Any one into Generative Design ?

I think it might be appropriate to allow Hugh Aldersey-Williams to finish his point. He also wrote in the next section:

“Like Gulliver, we return from Lilliput and Brobdinang only to find that some of the strangest goings-on are happening at the human scale. There is a case to be made that, for all their unanswered questions, it is the very large and the very small that are best understood by science. The middle of the range, the mesoscale, offers plenty of mysteries yet.

…The mesocale is where matter and energy behave in the ways intuitively familiar to us, where visualization is most relevant, and therefore where it is most likely that designers have a real contribution to make.

…All of biology happens at this scale.

…If tissue cells can be cultured to emulate human parts for use in reconstructive surgery, some designers have reasoned, then they can aslo be made to follow entirely novel forms.

…It is altogether harder, in these early days, to produce a thing of beauty.

…Other designers are taking their ideas from nature but executing them in artificial materials. Here is where nanotechnology and biosciences - apparently so different both in scale and in what one might call their romance - actually overlap.

…Such objects are evidence of a shift away from the machine and toward organism as cultural metaphor.

…One of design’s greatest problems, often ignored completely, is that of matching a product to its use not in the physical three dimensions of space, but over time.
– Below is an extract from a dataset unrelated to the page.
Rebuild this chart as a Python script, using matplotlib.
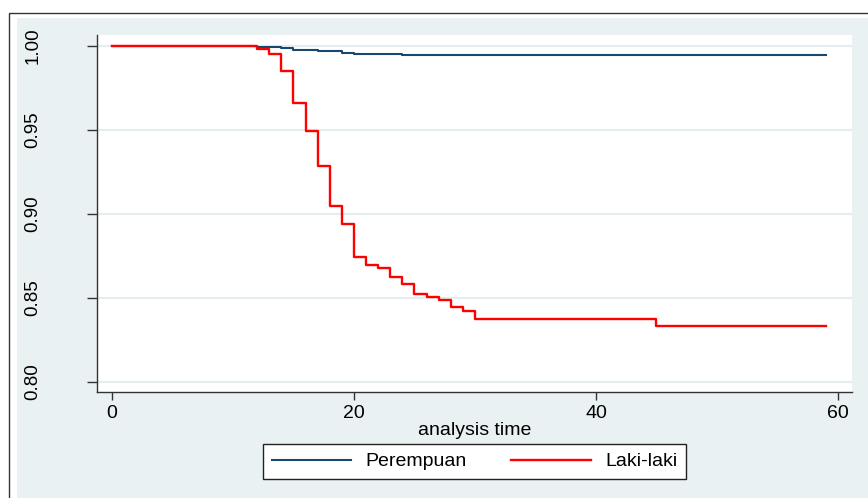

…In nature, this problem is deviously solved by death: an organism dies once it ceases to have a use and ceases to have a use after it dies. A prime goal for designers now has to be to bring their objects’ material existence and practical utility into similar harmony. One might counter that nature is wasteful in its own way, cruelly redundant in its overproduction of species that merely become another species’ prey. But this is only wasteful from the species’ point of view: Nature’s concern is for the most economical management of the overall system. A comprehensive biomimetic design philosophy will require systems thinking a mile away from the designer’s traditional focus on the object.
This approach to design seeks to adapt specific advantages observed in natural organisms into human technology, but the polemical subtext of any design inspired by nature is that we are in danger of losing touch with the natural world. It’s pleads for the biological, the technological, and the ethical to come together. This is the objective of “consilience,” the term coined by biologist Edward O. Wilson for the reunification of the strands of intellectual inquiry artificially separated as a consequence of the growth of specialized disciplines in science and the humanities. In his book, ‘Consilience: The Unity of Knowledge’, Wilson writes: “If the world really works in a way so as to encourage the consilience of knowledge, I believe the enterprise of culture will eventually fall out into science, by which I mean the natural sciences, and the humanities, particularly the creative arts.”
Charles Eames and Richard Feynman were consilient personalities, but their meeting never happened because the world didn’t work in the right way. The question is: Does it now?”